Of your favorite poets, which write the least about poetry?

I haven't read much poetry in the past couple years and want to pick it up again as bedtime material. One thing I'd like to avoid—as best I can—is poetry that is either about poetry or conscious of itself as poetry.

I get tired too easily of ars poetica and annoyed too quickly with poets who insist on showing me their writing hands. For casual reading, I'm uninterested in "the sharp tip of a pen moving across an empty page" (that's Billy Collins, a frequent transgressor in my finnicky world), and I tend to flip the page quickly whenever poets begin to wonder over writing, reading, art, or anything "poetic." I'm as curious as anyone about why I like the things I do, but I get weary of talking about it all the time, particularly when I'm trying to enjoy those things.

What I'm looking for is transparent—poetry as a vehicle for story, image, or occasion. A perfect example would give no explicit thought either to the writer or the reader; would show no concern for the poem's place in a body of work, whether the poet's own or a larger one; and would draw no attention to the fact of an allusion, whenever an allusion is purposefully made.

An obvious tactic would be to shy away from the lyrical, but I think that would be too limiting.

Which poets or books do you like that do little of this, or do it infrequently to the best of your memory? Which encourage their readers to escape into their poems, not consider their poems or others'? ("Imagists" tend to be good examples, but not always—which is just like them.)

English language, but this includes good translations.

Any period, etc. Very recent is great, very old is in style. I like form, but get along well with free.

I have read a bit, but assume complete ignorance. There are gaping holes in my library check-out history that you might fill, or you might remind me of something that I have been away from too long.
posted by mcoo to Writing & Language (4 answers total) 6 users marked this as a favorite
 
For story: perhaps some classic epic, like The Iliad, The Odyssey, and The Aeneid?

Or perhaps Edgar Lee Masters' Spoon River Anthology? Interlocking stories of a community told by narrators who are all dead. It's extremely absorbing.

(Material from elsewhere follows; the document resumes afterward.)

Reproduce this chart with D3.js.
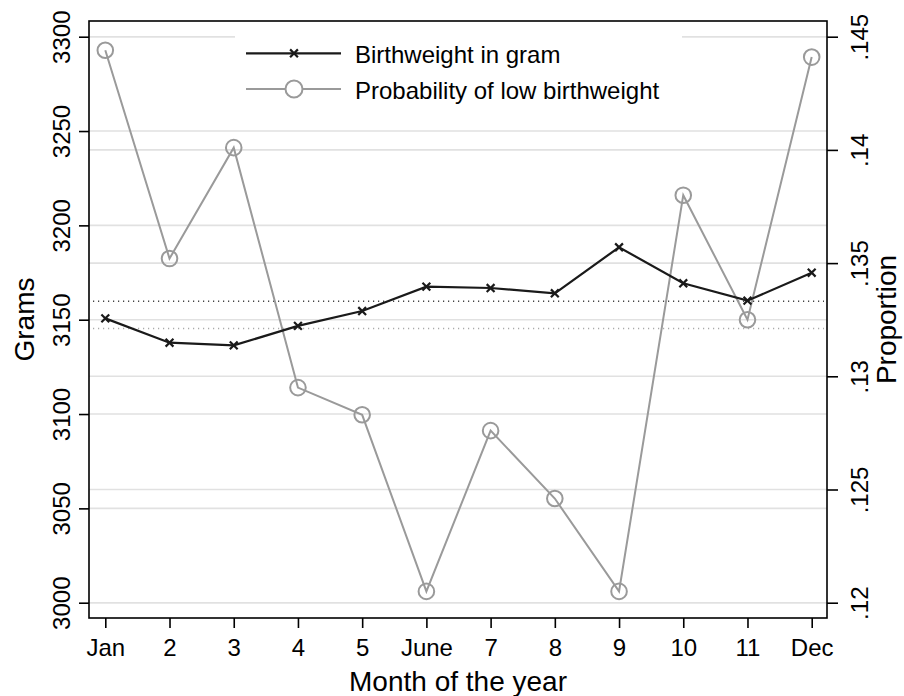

Most of the poets in my line of work tend towards the meta--it's an occupational hazard of being Romantic and post-Romantic--but Victorian dramatic monologues might be up your alley (R. Browning and Tennyson in particular). If genre is no object, you might look at Shelley's verse drama The Cenci, which blew my students away when I taught it this past semester.
posted by thomas j wise at 6:19 PM on July 3, 2013


The whole poems about poetry is really recent, right? Because poets don't live anymore; they get MFAs and teach. So just avoid contemporary poets.

My faves: Auden, Larkin, Dickinson, Rilke.

I've also enjoyed over the years: Tagore, Eliot, Yeats, AH Clough, Kavafy
posted by seemoreglass at 7:01 PM on July 3, 2013 [1 favorite]


Avoid John Keats, he gleaned his pen into his teeming brain!

(Sorry. Actually, I agree with the old New Yorker editor William Shawn: Never tell a story about a writer writing a story.)
posted by ovvl at 9:22 PM on July 3, 2013


If you want a longer read, try Vikram Seth's The Golden Gate, a novel in verse that follows the lives of a group of yuppies in San Francisco.